··· Information supplied ···

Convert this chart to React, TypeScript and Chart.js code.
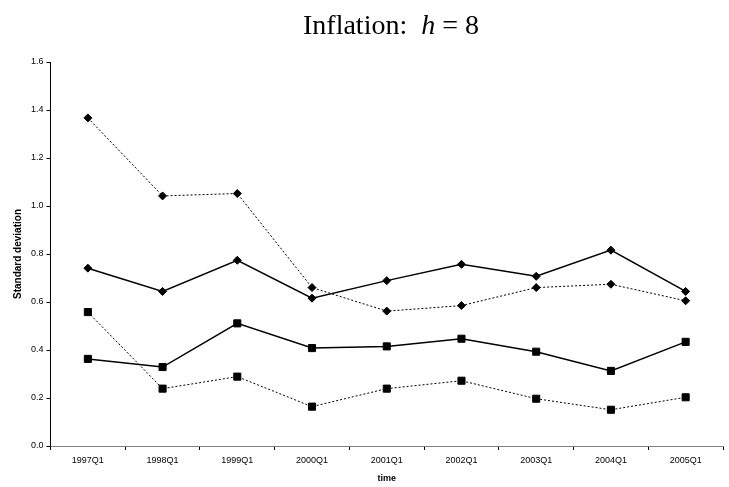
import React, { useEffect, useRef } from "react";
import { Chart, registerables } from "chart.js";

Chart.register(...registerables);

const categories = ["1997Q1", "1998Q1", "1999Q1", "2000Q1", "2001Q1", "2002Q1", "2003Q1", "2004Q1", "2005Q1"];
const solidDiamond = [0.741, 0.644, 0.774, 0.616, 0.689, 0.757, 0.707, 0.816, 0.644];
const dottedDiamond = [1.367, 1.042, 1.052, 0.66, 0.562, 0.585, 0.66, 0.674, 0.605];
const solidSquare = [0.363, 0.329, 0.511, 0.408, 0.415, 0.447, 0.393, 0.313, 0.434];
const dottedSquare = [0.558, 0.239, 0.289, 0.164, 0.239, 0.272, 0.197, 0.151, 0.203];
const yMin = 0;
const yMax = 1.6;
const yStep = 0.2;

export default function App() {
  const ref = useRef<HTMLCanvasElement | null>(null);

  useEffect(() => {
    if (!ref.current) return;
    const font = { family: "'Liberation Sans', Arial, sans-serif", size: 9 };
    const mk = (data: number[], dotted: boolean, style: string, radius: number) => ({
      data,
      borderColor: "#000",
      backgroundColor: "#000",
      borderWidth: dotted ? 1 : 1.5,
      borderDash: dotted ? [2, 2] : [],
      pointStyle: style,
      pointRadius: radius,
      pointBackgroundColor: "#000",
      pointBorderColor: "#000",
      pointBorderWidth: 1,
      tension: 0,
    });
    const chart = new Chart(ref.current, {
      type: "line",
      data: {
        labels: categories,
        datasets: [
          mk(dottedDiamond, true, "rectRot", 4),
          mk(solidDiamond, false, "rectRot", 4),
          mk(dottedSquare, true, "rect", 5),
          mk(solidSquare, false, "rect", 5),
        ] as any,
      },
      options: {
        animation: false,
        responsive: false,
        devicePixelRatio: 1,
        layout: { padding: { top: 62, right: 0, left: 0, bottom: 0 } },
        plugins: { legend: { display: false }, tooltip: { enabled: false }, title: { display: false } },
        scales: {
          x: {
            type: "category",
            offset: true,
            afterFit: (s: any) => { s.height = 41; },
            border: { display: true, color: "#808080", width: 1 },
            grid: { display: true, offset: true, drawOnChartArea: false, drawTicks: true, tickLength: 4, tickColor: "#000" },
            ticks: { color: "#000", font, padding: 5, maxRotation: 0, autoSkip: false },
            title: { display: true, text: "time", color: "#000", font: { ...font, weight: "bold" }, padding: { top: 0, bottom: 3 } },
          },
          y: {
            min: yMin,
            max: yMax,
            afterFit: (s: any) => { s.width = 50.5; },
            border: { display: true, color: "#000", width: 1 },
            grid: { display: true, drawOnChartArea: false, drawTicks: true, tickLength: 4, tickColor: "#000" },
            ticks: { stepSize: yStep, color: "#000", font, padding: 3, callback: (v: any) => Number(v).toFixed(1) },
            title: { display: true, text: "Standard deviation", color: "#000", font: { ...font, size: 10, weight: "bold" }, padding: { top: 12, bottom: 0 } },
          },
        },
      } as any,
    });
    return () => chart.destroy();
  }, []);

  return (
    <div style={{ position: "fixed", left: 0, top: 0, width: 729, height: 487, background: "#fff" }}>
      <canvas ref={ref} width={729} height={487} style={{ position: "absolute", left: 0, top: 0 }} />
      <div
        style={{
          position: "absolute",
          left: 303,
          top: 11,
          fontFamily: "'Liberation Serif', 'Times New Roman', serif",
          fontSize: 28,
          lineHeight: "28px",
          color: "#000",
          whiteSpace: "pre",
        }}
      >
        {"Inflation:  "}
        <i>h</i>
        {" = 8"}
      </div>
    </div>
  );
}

···

- Short exercise: From the first line of the listing above, repeat every line through the one holding "Chart.register(...registerables);". Both ends count, and pictures stay out.

- Exercise solution:
Convert this chart to React, TypeScript and Chart.js code.
import React, { useEffect, useRef } from "react";
import { Chart, registerables } from "chart.js";

Chart.register(...registerables);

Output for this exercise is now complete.